# START OF STORED DATA

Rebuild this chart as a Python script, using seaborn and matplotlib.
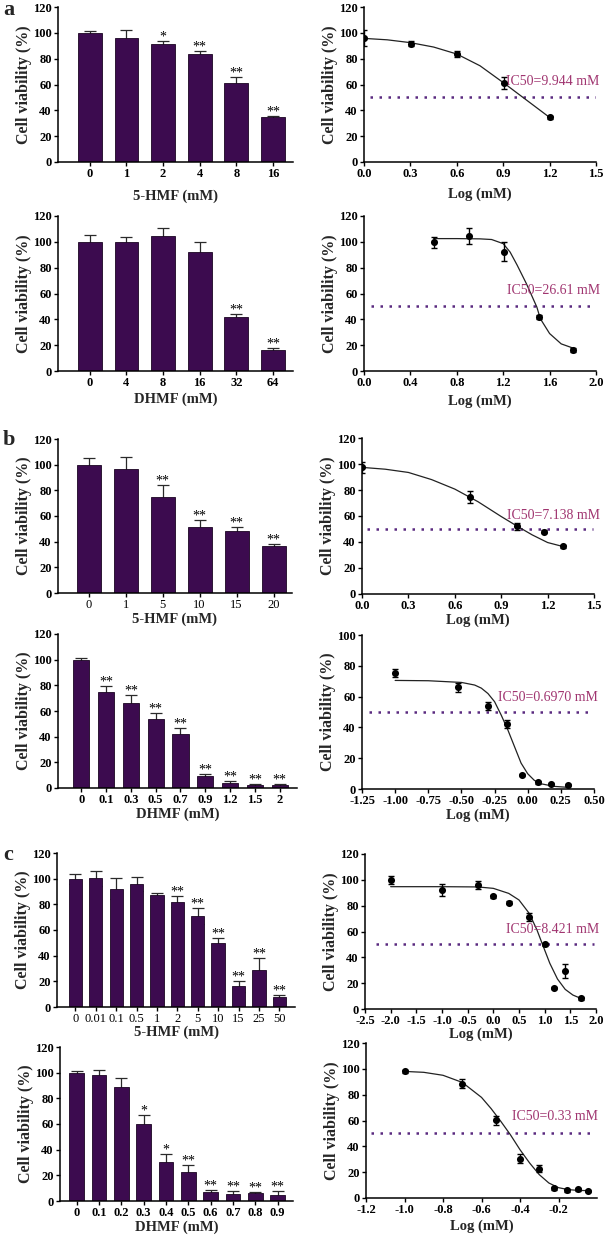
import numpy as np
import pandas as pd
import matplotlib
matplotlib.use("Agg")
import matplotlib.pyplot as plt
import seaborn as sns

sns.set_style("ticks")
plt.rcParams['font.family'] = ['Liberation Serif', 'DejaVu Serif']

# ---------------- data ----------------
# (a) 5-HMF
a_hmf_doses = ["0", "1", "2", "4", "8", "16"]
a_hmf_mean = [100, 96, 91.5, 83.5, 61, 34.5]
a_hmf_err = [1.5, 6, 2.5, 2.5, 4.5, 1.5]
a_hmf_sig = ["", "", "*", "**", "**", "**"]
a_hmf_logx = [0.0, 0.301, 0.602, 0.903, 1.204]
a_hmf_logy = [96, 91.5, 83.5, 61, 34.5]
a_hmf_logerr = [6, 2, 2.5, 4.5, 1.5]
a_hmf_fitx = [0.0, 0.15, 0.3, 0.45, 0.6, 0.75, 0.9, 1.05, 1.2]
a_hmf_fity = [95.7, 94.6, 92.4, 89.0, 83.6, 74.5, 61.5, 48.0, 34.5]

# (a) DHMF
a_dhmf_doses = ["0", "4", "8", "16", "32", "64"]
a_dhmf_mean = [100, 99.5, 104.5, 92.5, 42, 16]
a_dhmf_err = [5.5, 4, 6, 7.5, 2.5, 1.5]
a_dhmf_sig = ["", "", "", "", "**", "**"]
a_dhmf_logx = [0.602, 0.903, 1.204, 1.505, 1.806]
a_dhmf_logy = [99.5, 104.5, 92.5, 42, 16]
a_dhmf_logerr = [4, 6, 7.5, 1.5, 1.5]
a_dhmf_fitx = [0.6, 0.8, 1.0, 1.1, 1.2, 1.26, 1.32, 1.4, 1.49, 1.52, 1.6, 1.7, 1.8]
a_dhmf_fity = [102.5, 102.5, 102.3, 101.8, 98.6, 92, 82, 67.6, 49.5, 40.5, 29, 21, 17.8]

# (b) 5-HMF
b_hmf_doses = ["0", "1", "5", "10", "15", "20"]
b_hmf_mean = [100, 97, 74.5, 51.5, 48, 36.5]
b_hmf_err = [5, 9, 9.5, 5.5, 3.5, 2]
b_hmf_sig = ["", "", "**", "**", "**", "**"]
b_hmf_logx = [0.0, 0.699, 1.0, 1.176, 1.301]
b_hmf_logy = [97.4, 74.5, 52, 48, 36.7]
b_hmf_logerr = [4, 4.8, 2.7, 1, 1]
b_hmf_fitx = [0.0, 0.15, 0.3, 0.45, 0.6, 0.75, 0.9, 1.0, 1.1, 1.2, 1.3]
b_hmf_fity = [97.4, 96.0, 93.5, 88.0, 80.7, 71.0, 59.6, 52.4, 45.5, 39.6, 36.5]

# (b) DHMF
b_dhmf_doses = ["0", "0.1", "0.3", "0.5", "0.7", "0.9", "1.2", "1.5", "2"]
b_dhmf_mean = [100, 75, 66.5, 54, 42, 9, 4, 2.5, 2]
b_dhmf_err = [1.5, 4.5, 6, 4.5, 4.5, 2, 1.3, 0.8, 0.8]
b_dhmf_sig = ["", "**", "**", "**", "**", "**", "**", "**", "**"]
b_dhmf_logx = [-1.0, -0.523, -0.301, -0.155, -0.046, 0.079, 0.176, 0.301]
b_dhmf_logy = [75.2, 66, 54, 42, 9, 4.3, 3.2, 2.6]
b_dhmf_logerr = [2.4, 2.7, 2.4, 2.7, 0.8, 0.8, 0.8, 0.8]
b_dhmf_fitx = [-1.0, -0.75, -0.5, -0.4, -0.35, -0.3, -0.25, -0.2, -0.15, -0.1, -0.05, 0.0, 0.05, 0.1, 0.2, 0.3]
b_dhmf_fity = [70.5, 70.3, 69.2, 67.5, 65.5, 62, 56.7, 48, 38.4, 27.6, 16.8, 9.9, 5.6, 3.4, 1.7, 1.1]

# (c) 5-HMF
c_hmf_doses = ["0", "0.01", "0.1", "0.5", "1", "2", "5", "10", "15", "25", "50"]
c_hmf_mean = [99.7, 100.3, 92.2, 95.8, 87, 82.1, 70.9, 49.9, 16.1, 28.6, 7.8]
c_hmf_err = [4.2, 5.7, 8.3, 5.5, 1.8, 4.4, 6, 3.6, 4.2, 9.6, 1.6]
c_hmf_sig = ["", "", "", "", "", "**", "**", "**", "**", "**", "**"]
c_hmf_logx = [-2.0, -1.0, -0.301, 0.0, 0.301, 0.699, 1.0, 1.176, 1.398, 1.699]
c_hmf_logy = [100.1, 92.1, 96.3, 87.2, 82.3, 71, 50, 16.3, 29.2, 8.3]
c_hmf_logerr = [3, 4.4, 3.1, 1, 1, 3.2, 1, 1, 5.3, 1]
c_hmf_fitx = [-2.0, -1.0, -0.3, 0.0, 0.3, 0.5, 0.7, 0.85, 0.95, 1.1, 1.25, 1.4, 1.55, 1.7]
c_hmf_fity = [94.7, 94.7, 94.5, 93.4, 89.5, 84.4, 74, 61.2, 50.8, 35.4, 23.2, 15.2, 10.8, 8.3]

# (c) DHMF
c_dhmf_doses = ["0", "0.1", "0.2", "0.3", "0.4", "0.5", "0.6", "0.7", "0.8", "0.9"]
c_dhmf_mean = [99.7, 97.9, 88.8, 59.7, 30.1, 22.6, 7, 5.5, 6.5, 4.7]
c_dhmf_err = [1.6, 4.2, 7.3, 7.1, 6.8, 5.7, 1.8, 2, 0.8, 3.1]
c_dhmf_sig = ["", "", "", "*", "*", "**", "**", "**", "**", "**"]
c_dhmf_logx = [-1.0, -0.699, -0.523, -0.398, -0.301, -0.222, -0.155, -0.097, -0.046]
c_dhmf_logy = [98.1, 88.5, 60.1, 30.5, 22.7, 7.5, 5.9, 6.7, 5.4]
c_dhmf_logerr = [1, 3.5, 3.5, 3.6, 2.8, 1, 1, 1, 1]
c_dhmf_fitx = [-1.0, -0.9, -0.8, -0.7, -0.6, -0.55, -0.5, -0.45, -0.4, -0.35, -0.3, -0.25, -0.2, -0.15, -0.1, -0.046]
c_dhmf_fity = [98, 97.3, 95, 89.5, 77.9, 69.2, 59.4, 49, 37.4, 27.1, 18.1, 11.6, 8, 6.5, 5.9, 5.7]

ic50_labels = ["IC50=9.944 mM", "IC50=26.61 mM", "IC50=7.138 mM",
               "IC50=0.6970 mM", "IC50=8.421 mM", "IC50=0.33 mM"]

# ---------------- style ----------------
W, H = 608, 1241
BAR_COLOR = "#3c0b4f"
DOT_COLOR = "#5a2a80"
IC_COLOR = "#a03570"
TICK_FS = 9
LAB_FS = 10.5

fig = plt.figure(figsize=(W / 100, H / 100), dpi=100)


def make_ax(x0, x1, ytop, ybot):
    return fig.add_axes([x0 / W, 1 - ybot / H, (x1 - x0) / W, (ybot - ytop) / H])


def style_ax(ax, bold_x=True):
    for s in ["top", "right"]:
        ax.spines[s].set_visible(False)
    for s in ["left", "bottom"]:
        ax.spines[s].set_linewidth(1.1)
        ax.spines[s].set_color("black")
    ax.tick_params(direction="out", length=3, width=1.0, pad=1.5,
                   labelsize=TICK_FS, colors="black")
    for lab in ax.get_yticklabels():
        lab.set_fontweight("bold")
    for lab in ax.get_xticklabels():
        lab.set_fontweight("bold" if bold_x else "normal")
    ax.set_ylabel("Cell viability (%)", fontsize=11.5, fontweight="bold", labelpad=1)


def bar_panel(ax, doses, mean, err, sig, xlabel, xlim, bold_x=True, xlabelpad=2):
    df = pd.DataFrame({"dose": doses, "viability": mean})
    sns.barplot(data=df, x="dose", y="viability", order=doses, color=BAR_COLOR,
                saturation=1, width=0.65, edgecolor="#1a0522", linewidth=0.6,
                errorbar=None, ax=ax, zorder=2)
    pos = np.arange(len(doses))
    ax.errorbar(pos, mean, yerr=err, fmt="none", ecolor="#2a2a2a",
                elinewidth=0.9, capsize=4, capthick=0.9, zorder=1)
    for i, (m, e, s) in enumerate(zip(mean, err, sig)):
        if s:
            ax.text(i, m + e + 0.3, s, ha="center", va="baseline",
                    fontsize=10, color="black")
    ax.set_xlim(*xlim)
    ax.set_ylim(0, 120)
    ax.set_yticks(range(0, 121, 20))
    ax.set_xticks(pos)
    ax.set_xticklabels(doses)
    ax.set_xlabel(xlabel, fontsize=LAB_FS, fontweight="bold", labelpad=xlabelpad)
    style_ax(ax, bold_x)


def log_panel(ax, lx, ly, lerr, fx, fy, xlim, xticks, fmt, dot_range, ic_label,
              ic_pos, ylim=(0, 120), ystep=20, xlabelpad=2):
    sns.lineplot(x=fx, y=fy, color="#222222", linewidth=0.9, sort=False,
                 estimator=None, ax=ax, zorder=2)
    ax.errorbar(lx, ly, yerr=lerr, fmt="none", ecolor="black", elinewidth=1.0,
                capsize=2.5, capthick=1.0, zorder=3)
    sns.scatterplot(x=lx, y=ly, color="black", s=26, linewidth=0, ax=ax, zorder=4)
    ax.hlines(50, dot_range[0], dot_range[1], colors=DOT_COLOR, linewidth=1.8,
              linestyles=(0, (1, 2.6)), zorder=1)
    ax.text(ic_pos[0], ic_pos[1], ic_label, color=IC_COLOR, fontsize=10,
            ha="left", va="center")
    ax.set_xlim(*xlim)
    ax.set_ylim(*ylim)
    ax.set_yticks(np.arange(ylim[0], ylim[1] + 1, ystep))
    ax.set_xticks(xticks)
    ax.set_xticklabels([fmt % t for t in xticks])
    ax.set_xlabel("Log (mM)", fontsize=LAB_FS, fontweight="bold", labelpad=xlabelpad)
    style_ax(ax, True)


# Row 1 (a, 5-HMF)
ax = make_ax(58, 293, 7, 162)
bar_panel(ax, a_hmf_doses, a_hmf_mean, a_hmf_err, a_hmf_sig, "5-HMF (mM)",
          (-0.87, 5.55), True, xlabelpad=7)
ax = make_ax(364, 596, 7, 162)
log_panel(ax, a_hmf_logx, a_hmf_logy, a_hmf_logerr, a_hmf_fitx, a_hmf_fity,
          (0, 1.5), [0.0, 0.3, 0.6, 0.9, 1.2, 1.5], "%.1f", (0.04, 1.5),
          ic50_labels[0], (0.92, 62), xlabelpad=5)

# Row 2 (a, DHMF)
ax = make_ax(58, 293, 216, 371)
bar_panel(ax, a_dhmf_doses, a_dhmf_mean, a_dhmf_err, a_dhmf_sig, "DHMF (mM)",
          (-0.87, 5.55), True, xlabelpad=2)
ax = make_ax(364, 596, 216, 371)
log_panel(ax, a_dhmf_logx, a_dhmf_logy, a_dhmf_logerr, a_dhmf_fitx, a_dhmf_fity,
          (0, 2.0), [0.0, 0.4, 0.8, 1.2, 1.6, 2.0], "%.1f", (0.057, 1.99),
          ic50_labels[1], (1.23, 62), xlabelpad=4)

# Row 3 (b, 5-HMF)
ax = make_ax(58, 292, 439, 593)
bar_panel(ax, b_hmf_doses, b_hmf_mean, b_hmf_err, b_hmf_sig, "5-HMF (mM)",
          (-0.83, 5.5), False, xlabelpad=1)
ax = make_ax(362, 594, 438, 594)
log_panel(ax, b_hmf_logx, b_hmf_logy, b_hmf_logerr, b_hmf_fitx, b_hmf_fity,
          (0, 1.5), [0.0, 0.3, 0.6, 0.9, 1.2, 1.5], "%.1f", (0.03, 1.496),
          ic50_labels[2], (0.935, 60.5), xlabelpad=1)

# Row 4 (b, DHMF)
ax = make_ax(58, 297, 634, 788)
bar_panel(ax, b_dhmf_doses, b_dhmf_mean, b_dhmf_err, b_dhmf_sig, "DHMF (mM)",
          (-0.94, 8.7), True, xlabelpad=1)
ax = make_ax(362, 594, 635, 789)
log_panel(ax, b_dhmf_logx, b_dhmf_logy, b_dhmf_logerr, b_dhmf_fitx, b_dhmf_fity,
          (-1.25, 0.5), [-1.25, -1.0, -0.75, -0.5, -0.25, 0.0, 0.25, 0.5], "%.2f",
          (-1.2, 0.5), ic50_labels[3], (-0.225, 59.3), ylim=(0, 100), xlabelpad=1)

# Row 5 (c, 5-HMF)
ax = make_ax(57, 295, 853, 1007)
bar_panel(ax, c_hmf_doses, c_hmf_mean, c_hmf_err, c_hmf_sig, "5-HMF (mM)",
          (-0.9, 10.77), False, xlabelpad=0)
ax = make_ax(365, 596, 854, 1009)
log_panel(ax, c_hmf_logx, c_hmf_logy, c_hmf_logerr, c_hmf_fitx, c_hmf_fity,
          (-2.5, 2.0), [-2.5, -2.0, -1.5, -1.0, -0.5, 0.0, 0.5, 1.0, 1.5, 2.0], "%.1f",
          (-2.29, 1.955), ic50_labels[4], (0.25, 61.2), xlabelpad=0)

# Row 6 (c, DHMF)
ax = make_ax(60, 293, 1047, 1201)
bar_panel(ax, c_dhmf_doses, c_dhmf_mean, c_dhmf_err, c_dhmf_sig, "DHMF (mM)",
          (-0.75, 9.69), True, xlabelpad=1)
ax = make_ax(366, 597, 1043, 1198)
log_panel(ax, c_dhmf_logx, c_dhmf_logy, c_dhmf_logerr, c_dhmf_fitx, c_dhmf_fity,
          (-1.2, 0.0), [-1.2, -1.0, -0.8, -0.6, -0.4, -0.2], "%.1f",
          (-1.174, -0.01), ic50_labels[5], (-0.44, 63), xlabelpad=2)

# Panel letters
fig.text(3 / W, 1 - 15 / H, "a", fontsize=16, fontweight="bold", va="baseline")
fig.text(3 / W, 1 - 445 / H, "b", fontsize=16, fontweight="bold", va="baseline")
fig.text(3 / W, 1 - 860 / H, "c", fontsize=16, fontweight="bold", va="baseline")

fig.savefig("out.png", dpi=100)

# END OF STORED DATA

* **TASK TO COMPLETE**
Take the material above from its first line through the line holding "45.5, 39.6, 36.5]" and set it down exactly, without the pictures.

* **ANSWER FOR THIS EXERCISE**
Rebuild this chart as a Python script, using seaborn and matplotlib.
import numpy as np
import pandas as pd
import matplotlib
matplotlib.use("Agg")
import matplotlib.pyplot as plt
import seaborn as sns

sns.set_style("ticks")
plt.rcParams['font.family'] = ['Liberation Serif', 'DejaVu Serif']

# ---------------- data ----------------
# (a) 5-HMF
a_hmf_doses = ["0", "1", "2", "4", "8", "16"]
a_hmf_mean = [100, 96, 91.5, 83.5, 61, 34.5]
a_hmf_err = [1.5, 6, 2.5, 2.5, 4.5, 1.5]
a_hmf_sig = ["", "", "*", "**", "**", "**"]
a_hmf_logx = [0.0, 0.301, 0.602, 0.903, 1.204]
a_hmf_logy = [96, 91.5, 83.5, 61, 34.5]
a_hmf_logerr = [6, 2, 2.5, 4.5, 1.5]
a_hmf_fitx = [0.0, 0.15, 0.3, 0.45, 0.6, 0.75, 0.9, 1.05, 1.2]
a_hmf_fity = [95.7, 94.6, 92.4, 89.0, 83.6, 74.5, 61.5, 48.0, 34.5]

# (a) DHMF
a_dhmf_doses = ["0", "4", "8", "16", "32", "64"]
a_dhmf_mean = [100, 99.5, 104.5, 92.5, 42, 16]
a_dhmf_err = [5.5, 4, 6, 7.5, 2.5, 1.5]
a_dhmf_sig = ["", "", "", "", "**", "**"]
a_dhmf_logx = [0.602, 0.903, 1.204, 1.505, 1.806]
a_dhmf_logy = [99.5, 104.5, 92.5, 42, 16]
a_dhmf_logerr = [4, 6, 7.5, 1.5, 1.5]
a_dhmf_fitx = [0.6, 0.8, 1.0, 1.1, 1.2, 1.26, 1.32, 1.4, 1.49, 1.52, 1.6, 1.7, 1.8]
a_dhmf_fity = [102.5, 102.5, 102.3, 101.8, 98.6, 92, 82, 67.6, 49.5, 40.5, 29, 21, 17.8]

# (b) 5-HMF
b_hmf_doses = ["0", "1", "5", "10", "15", "20"]
b_hmf_mean = [100, 97, 74.5, 51.5, 48, 36.5]
b_hmf_err = [5, 9, 9.5, 5.5, 3.5, 2]
b_hmf_sig = ["", "", "**", "**", "**", "**"]
b_hmf_logx = [0.0, 0.699, 1.0, 1.176, 1.301]
b_hmf_logy = [97.4, 74.5, 52, 48, 36.7]
b_hmf_logerr = [4, 4.8, 2.7, 1, 1]
b_hmf_fitx = [0.0, 0.15, 0.3, 0.45, 0.6, 0.75, 0.9, 1.0, 1.1, 1.2, 1.3]
b_hmf_fity = [97.4, 96.0, 93.5, 88.0, 80.7, 71.0, 59.6, 52.4, 45.5, 39.6, 36.5]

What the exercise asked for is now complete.